RESPOSTA À SEGUNDA. — Admitida essa posição, a natureza humana seria assumida na unidade, não de uma só Pessoa, mas na de cada uma delas, de modo que, assim como a natureza divina tem uma unidade natural com cada uma das Pessoas, assim, a natureza humana teria unidade com cada uma delas, pela assunção.
RESPOSTA À TERCEIRA. — No tocante ao mistério da Encarnação, há comunicação das propriedades pertinentes à natureza; pois, tudo o conveniente à natureza pode ser predicado da pessoa subsistente nessa natureza, seja qual for a natureza donde se tira o nome designativo da Pessoa. Por onde, aceita essa posição, da Pessoa do Pai pode ser predicado o que é próprio tanto à natureza humana como à divina; e semelhantemente, da Pessoa do Filho e da do Espírito Santo.

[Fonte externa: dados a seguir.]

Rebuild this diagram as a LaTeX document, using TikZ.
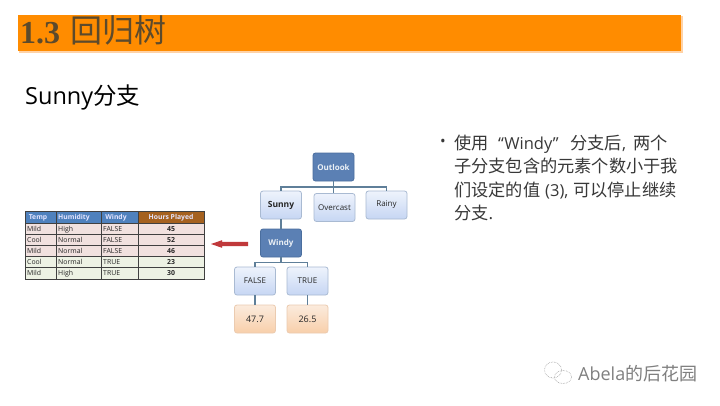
\documentclass[tikz,border=0pt]{standalone}
\usepackage{fontspec}
\setmainfont{Open Sans}
\newfontfamily\cjk{Noto Sans CJK SC}
\newfontfamily\titleserif{Liberation Serif}
\usetikzlibrary{calc}
\definecolor{barorange}{HTML}{FF8C00}
\definecolor{titlebrown}{HTML}{5C4A2C}
\definecolor{darkblue}{HTML}{5B80B4}
\definecolor{darkedge}{HTML}{4A6E9E}
\definecolor{paleedge}{HTML}{A9BAD2}
\definecolor{paletop}{HTML}{EEF3FC}
\definecolor{palebot}{HTML}{C6D6F3}
\definecolor{leaftop}{HTML}{FBEBDD}
\definecolor{leafbot}{HTML}{F8CFAA}
\definecolor{leafedge}{HTML}{EBCBB0}
\definecolor{linkblue}{HTML}{5F7F99}
\definecolor{hdrblue}{HTML}{4F81BD}
\definecolor{hdrbrown}{HTML}{A5611F}
\definecolor{rowpink}{HTML}{F1E1DF}
\definecolor{rowgreen}{HTML}{EDF2E4}
\definecolor{arrowred}{HTML}{C0393B}
\tikzset{
  x=1pt,y=-1pt,
  treebox/.style={rounded corners=2.5pt,minimum width=41pt,minimum height=28pt,inner sep=0pt,font=\fontsize{8}{10}\selectfont},
  darkbox/.style={treebox,draw=darkedge,line width=0.8pt,fill=darkblue,text=white!88!darkblue,font=\fontsize{8}{10}\selectfont\bfseries},
  palebox/.style={treebox,draw=paleedge,line width=0.8pt,top color=paletop,bottom color=palebot,text=black!85},
  leafbox/.style={treebox,draw=leafedge,line width=0.8pt,top color=leaftop,bottom color=leafbot,text=black!85,font=\fontsize{9}{11}\selectfont},
  link/.style={draw=linkblue,line width=1.2pt},
  headcell/.style={anchor=base,inner sep=0pt,text=white!90!blue,font=\fontsize{6.8}{8}\selectfont\bfseries},
  datacell/.style={anchor=base west,inner sep=0pt,text=black!85,font=\fontsize{6.9}{8}\selectfont},
  numcell/.style={anchor=base,inner sep=0pt,text=black!85,font=\fontsize{6.9}{8}\selectfont\bfseries},
  bullettext/.style={anchor=base west,inner sep=0pt,text=black!78,font=\fontsize{16.5}{18}\selectfont},
  cjktext/.style={anchor=base west,inner sep=0pt,text=black!78,font=\fontsize{17.2}{18}\selectfont\cjk},
}
\begin{document}
\begin{tikzpicture}
\useasboundingbox (0,0) rectangle (720,405);
\fill[white] (0,0) rectangle (720,405);
% title bar
\fill[orange!35!white] (19,16) rectangle (683,53);
\fill[barorange] (18,15) rectangle (681,51);
\node[anchor=base west,inner sep=0pt,text=titlebrown] (title) at (20,43.5) {\fontsize{32}{34}\selectfont\titleserif\bfseries 1.3};
\node[anchor=base west,inner sep=0pt,text=titlebrown] (titlecjk) at (70,42) {\fontsize{32}{34}\selectfont\cjk 回归树};
\node[anchor=west,inner sep=0pt] (sub) at (25,97) {\fontsize{23.5}{28}\selectfont Sunny\cjk 分支};
% table
\fill[hdrblue] (25,211) rectangle (138,223);
\fill[hdrbrown] (138,211) rectangle (204,223);
\fill[rowpink] (25,223) rectangle (204,257);
\fill[rowgreen] (25,257) rectangle (204,279);
\foreach \yy in {223,234.2,245.4,256.6,267.8}
  \draw[black!75,line width=0.7pt] (25,\yy) -- (204,\yy);
\foreach \xx in {56,101,138}
  \draw[black!75,line width=0.8pt] (\xx,211) -- (\xx,279);
\draw[black!75,line width=1pt] (25,211) rectangle (204,279);
\node[headcell] (h1) at (38,219.5) {Temp};
\node[headcell] (h2) at (74,219.5) {Humidity};
\node[headcell] (h3) at (116,219.5) {Windy};
\node[headcell] (h4) at (171,219.5) {Hours Played};
\foreach \yy/\a/\b/\c/\d in {231.1/Mild/High/FALSE/45,242.3/Cool/Normal/FALSE/52,253.5/Mild/Normal/FALSE/46,264.7/Cool/Normal/TRUE/23,275.9/Mild/High/TRUE/30}{
  \node[datacell] at (27,\yy) {\a};
  \node[datacell] at (58,\yy) {\b};
  \node[datacell] at (103,\yy) {\c};
  \node[numcell] at (171,\yy) {\d};
}
% tree nodes
\node[darkbox] (outlook) at (333.5,167) {Outlook};
\node[palebox,font=\fontsize{8.5}{10}\selectfont\bfseries] (sunny) at (281,205) {Sunny};
\node[palebox] (overcast) at (334.5,207.5) {Overcast};
\node[palebox] (rainy) at (386.5,205) {Rainy};
\node[darkbox] (windy) at (281,243) {Windy};
\node[palebox] (false) at (255,281) {FALSE};
\node[palebox] (true) at (307.5,281) {TRUE};
\node[leafbox] (v1) at (255,319) {47.7};
\node[leafbox] (v2) at (307.5,319) {26.5};
% connectors
\draw[link] (outlook.south) -- ++(0,5.5) coordinate (busa) -- (busa -| sunny.north) -- (sunny.north);
\draw[link] (busa) -- (busa -| rainy.north) -- (rainy.north);
\draw[link] (busa) -- (overcast.north -| busa);
\draw[link] (sunny.south) -- (windy.north);
\draw[link] (windy.south) -- ++(0,5) coordinate (busb) -- (busb -| false.north) -- (false.north);
\draw[link] (busb) -- (busb -| true.north) -- (true.north);
\draw[link] (false.south) -- (v1.north);
\draw[link] (true.south) -- (v2.north);
% red arrow
\fill[arrowred] (248,241.8) -- (222,241.8) -- (222,240.2) -- (211,244) -- (222,247.8) -- (222,246.2) -- (248,246.2) -- cycle;
% bullet text
\node[anchor=center,inner sep=0pt,text=black!78,font=\fontsize{15}{16}\selectfont] (bul) at (443,143) {•};
\node[cjktext] (l1a) at (454,149) {使用};
\node[bullettext] (l1b) at (498,149) {“Windy”};
\node[cjktext] (l1c) at (570,149) {分支后};
\node[bullettext] (l1d) at (622,149) {,};
\node[cjktext] (l1e) at (633,149) {两个};
\node[cjktext] (l2) at (454,172.5) {子分支包含的元素个数小于我};
\node[cjktext] (l3a) at (454,196) {们设定的值};
\node[bullettext] (l3b) at (545,196) {(3),};
\node[cjktext] (l3c) at (573,196) {可以停止继续};
\node[cjktext] (l4) at (454,219.5) {分支\rmfamily .};
% watermark
\begin{scope}[draw=black!38,line width=0.6pt,densely dotted]
\draw (553,370) ellipse [x radius=8.5pt,y radius=8pt];
\draw (563,377) ellipse [x radius=8.5pt,y radius=6.5pt];
\end{scope}
\node[anchor=west,inner sep=0pt,text=black!50,font=\fontsize{18}{20}\selectfont] (wm) at (578,374) {Abela\cjk 的后花园};
\end{tikzpicture}
\end{document}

Mas, o conveniente à Pessoa do Pai, em razão da própria Pessoa, não poderia atribuir-se à Pessoa do Filho ou à do Espírito Santo, por causa da distinção das Pessoas, que permaneceria. Poderia, pois, dizer-se que, assim como o Pai é ingênito, assim se-lo-ia o homem, tomando-se a palavra homem pela Pessoa do Pai. Mas quem continuasse dizendo: O homem é ingênito; ora, o Filho é homem; logo, é ingênito, cometeria o sofisma de figura de dicção ou de acidente. Assim como na realidade dizemos que Deus é ingênito, porque o é o Pai; mas daí não podemos concluir que o Filho seja ingênito, embora o seja o Pai.